▶ **RECORD SET**:
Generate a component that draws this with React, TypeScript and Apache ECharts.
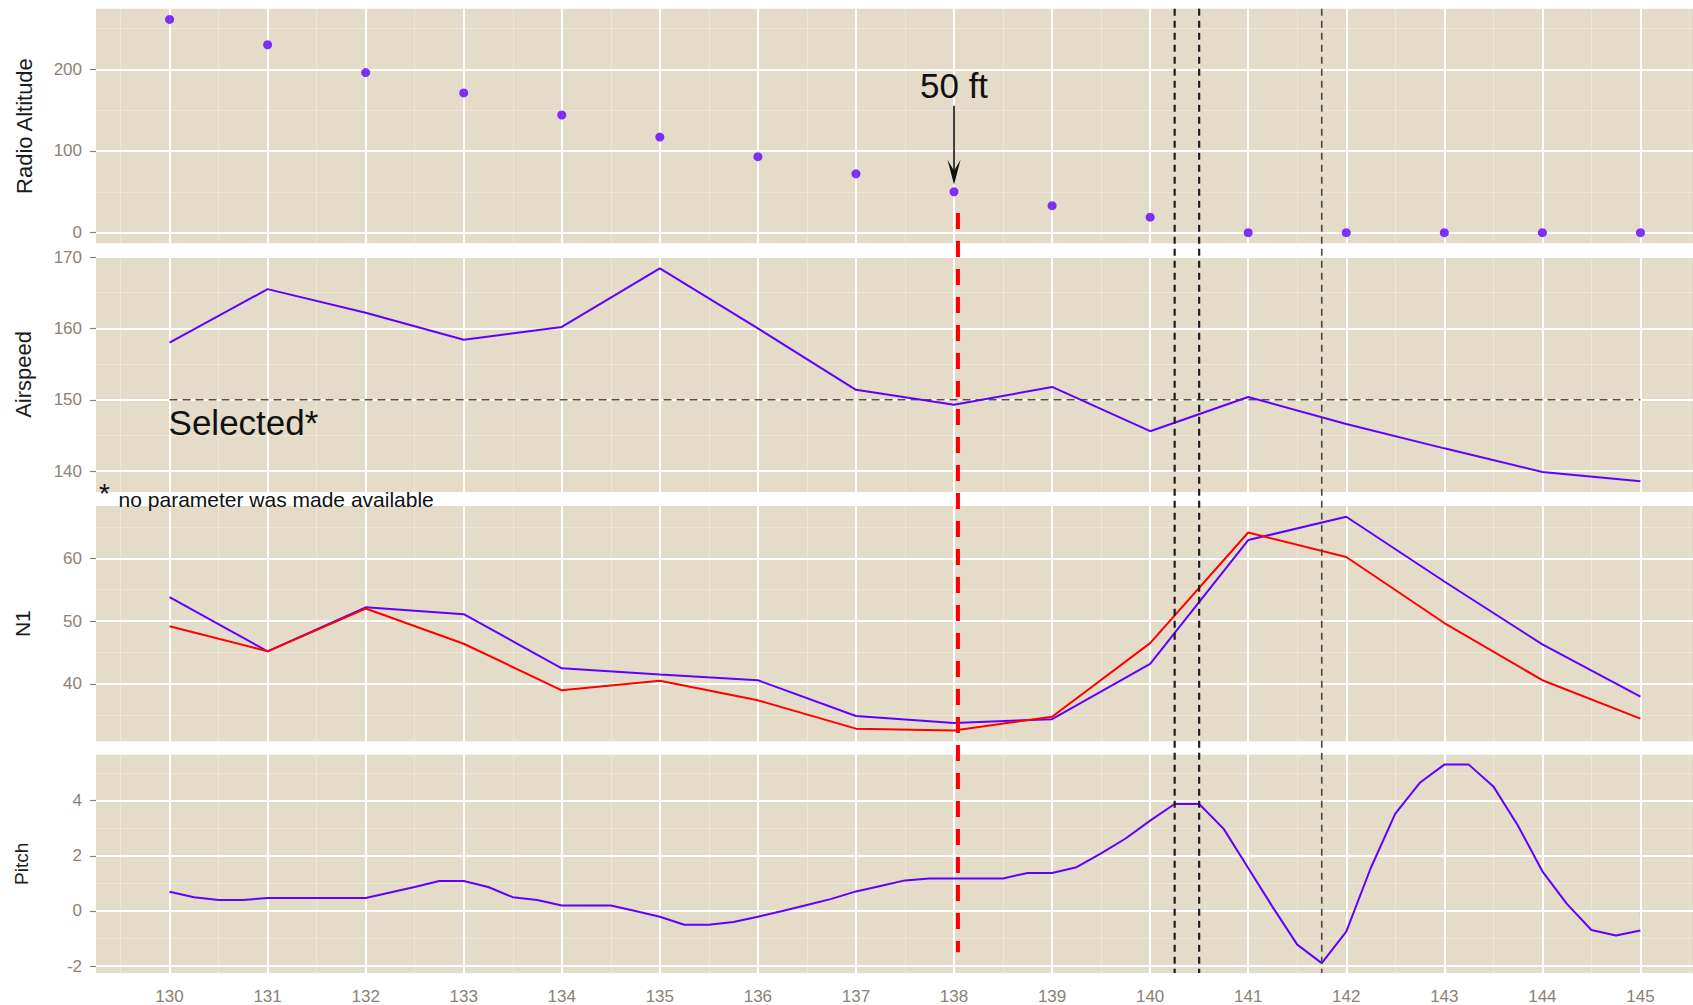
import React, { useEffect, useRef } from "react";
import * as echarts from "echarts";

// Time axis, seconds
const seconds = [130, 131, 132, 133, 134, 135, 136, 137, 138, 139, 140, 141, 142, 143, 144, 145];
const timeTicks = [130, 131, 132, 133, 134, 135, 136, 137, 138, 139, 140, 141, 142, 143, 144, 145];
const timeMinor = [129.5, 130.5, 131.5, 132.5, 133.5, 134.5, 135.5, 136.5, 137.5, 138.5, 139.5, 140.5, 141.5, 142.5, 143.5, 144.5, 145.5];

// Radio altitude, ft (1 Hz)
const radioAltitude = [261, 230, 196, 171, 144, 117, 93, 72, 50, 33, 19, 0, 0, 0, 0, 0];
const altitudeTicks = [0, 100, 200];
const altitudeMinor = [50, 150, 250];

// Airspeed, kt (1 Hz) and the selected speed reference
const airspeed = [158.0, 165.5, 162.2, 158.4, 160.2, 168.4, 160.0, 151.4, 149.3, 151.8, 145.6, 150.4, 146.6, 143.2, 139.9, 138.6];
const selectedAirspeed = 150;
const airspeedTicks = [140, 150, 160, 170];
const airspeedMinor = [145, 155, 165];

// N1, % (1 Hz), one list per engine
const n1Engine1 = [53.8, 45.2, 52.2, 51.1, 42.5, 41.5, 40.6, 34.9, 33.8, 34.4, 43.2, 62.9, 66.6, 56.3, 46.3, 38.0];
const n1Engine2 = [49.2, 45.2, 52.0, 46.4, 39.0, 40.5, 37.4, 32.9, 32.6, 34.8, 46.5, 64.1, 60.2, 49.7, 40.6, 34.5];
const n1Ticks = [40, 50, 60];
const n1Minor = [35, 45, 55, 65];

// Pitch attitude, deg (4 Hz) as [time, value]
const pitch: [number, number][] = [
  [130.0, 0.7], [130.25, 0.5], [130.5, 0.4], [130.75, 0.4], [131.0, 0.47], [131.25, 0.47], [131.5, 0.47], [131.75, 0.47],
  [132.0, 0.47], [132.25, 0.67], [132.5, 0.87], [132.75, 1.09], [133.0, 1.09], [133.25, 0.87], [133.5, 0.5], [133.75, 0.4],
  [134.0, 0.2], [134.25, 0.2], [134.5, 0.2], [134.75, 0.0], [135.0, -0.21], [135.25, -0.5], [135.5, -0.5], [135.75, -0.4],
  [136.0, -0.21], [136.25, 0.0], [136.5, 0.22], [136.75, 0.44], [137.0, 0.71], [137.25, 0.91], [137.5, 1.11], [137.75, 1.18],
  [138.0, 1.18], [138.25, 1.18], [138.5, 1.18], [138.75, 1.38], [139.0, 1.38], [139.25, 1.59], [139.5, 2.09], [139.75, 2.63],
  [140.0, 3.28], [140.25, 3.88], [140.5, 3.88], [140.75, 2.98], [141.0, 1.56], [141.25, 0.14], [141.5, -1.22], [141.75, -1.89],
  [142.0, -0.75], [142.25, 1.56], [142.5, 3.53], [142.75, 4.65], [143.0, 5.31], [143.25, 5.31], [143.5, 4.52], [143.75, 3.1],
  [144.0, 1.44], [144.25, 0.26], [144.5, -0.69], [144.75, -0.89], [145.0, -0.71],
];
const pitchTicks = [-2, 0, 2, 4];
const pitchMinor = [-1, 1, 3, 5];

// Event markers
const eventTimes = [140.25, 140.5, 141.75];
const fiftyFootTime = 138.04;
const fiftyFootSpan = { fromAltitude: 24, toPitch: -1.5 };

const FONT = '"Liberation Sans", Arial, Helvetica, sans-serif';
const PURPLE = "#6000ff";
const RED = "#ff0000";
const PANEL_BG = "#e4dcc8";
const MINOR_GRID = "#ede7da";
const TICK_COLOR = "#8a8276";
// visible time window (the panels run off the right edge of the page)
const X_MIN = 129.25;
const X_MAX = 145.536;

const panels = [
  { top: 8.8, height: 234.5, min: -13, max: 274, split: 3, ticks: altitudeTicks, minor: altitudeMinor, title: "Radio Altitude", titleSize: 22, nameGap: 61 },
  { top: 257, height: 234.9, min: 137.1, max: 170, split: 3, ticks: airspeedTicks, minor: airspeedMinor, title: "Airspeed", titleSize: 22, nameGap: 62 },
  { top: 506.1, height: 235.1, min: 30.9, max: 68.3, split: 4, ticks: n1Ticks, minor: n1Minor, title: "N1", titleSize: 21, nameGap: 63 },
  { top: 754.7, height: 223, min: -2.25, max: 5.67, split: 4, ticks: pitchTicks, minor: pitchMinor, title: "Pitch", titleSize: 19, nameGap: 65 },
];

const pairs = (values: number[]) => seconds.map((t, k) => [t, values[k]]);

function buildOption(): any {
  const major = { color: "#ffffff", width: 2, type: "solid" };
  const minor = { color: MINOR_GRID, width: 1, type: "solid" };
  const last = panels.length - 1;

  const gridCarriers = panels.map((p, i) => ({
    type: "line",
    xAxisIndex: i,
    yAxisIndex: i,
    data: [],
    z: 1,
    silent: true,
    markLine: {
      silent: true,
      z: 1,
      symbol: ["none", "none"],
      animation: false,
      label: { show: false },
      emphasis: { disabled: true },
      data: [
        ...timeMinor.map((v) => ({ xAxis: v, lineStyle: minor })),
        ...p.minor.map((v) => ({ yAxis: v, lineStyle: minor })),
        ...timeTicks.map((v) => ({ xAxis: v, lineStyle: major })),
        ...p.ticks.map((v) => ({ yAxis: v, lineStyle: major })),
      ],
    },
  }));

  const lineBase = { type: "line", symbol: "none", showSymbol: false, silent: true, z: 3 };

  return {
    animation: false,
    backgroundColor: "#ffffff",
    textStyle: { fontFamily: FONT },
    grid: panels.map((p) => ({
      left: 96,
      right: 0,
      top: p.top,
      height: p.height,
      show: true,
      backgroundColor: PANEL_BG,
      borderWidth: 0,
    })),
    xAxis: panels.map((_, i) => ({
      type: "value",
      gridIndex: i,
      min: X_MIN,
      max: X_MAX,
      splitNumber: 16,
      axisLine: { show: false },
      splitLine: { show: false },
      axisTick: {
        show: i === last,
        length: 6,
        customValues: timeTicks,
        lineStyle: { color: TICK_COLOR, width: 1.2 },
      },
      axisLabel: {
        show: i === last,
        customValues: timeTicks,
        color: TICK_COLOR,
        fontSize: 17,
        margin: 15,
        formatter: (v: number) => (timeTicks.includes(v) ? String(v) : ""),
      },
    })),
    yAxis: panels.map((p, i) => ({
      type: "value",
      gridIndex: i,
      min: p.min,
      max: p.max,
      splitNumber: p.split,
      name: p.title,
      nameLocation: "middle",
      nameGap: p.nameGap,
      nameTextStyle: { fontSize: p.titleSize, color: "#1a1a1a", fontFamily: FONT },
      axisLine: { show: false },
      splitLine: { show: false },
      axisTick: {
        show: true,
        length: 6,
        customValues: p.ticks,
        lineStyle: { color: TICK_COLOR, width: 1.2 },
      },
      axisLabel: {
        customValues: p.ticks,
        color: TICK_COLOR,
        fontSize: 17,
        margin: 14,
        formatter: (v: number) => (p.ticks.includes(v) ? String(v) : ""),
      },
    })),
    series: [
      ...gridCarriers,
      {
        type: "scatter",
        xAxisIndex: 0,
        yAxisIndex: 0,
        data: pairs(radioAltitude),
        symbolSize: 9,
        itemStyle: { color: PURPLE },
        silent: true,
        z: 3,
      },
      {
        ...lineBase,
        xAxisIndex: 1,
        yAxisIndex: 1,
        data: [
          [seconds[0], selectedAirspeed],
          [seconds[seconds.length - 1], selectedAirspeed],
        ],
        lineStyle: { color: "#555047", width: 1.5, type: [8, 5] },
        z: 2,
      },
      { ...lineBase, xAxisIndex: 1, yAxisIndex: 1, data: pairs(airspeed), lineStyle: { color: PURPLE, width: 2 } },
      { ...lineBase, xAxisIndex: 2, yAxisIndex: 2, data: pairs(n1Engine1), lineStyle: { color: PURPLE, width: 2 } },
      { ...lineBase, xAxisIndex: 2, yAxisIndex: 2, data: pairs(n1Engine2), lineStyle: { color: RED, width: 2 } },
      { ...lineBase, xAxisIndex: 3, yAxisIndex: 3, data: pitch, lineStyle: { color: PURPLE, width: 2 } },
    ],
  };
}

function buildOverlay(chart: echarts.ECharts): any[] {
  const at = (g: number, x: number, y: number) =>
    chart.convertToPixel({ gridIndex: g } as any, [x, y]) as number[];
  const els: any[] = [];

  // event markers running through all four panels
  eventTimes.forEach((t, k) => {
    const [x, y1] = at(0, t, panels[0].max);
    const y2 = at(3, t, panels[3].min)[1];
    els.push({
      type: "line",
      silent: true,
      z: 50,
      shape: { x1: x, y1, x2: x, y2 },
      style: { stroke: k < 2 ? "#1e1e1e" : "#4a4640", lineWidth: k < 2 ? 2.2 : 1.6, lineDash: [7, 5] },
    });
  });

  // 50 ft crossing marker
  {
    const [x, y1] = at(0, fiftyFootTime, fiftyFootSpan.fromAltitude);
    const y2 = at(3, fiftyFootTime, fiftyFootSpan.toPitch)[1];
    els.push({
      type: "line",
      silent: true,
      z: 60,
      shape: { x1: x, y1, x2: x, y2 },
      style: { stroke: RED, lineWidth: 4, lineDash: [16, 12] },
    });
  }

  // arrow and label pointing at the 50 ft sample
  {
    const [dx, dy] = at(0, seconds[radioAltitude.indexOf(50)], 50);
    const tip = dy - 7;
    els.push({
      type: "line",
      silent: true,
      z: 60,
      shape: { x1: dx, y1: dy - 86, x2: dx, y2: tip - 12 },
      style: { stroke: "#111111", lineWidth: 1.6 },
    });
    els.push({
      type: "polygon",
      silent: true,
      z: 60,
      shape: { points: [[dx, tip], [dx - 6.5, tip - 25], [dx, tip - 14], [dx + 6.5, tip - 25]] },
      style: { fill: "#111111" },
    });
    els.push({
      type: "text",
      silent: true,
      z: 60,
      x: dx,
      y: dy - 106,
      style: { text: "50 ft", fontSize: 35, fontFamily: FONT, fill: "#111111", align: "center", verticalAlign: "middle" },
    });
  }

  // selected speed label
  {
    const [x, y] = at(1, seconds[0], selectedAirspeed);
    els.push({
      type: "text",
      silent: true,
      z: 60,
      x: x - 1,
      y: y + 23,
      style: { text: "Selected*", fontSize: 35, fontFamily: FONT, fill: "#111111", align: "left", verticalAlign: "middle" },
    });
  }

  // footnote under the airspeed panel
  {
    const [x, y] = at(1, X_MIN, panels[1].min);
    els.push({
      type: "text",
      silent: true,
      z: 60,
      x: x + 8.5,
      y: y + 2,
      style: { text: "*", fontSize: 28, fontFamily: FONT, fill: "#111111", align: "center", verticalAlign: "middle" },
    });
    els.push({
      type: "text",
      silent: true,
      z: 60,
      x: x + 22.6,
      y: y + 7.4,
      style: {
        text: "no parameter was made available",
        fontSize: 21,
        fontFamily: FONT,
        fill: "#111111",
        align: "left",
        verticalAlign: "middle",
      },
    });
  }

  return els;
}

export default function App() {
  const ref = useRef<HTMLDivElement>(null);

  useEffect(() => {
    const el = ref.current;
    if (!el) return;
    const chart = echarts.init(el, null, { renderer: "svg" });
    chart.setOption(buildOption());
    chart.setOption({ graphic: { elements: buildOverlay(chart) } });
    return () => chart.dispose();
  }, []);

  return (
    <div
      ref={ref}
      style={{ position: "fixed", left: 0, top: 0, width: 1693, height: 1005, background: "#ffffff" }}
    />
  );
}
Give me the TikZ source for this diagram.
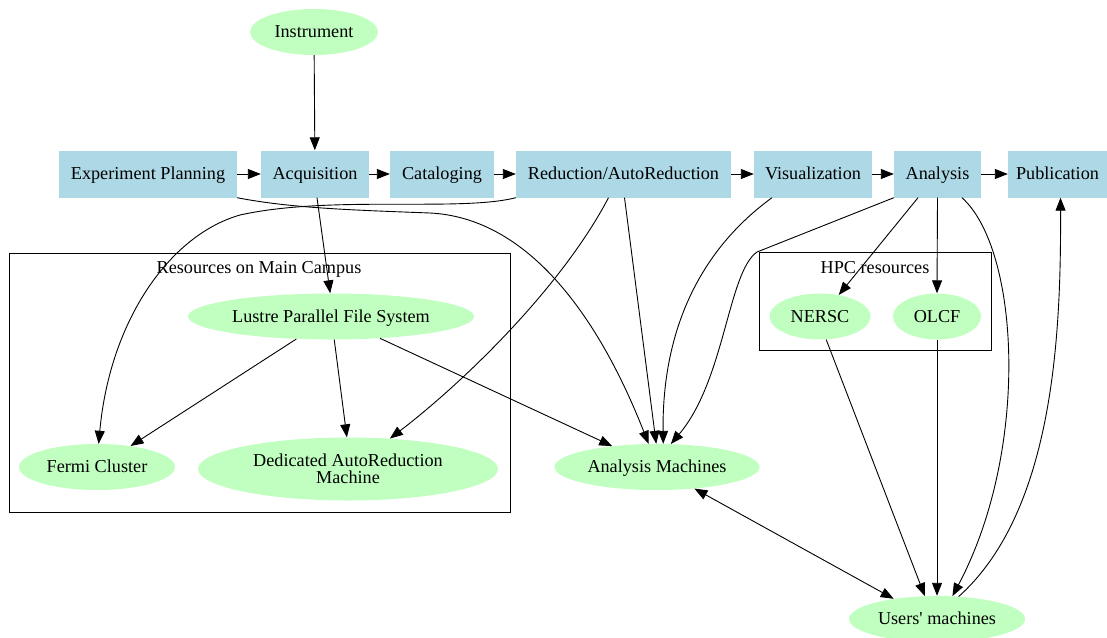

▶ **EXERCISE AIM**: In the records above, find the line containing "const n1Minor = [35, 45, 55, 65];" and output every line from the first through that one, exactly, omitting pictures.

▶ **RESULT FOR THIS EXERCISE**:
Generate a component that draws this with React, TypeScript and Apache ECharts.
import React, { useEffect, useRef } from "react";
import * as echarts from "echarts";

// Time axis, seconds
const seconds = [130, 131, 132, 133, 134, 135, 136, 137, 138, 139, 140, 141, 142, 143, 144, 145];
const timeTicks = [130, 131, 132, 133, 134, 135, 136, 137, 138, 139, 140, 141, 142, 143, 144, 145];
const timeMinor = [129.5, 130.5, 131.5, 132.5, 133.5, 134.5, 135.5, 136.5, 137.5, 138.5, 139.5, 140.5, 141.5, 142.5, 143.5, 144.5, 145.5];

// Radio altitude, ft (1 Hz)
const radioAltitude = [261, 230, 196, 171, 144, 117, 93, 72, 50, 33, 19, 0, 0, 0, 0, 0];
const altitudeTicks = [0, 100, 200];
const altitudeMinor = [50, 150, 250];

// Airspeed, kt (1 Hz) and the selected speed reference
const airspeed = [158.0, 165.5, 162.2, 158.4, 160.2, 168.4, 160.0, 151.4, 149.3, 151.8, 145.6, 150.4, 146.6, 143.2, 139.9, 138.6];
const selectedAirspeed = 150;
const airspeedTicks = [140, 150, 160, 170];
const airspeedMinor = [145, 155, 165];

// N1, % (1 Hz), one list per engine
const n1Engine1 = [53.8, 45.2, 52.2, 51.1, 42.5, 41.5, 40.6, 34.9, 33.8, 34.4, 43.2, 62.9, 66.6, 56.3, 46.3, 38.0];
const n1Engine2 = [49.2, 45.2, 52.0, 46.4, 39.0, 40.5, 37.4, 32.9, 32.6, 34.8, 46.5, 64.1, 60.2, 49.7, 40.6, 34.5];
const n1Ticks = [40, 50, 60];
const n1Minor = [35, 45, 55, 65];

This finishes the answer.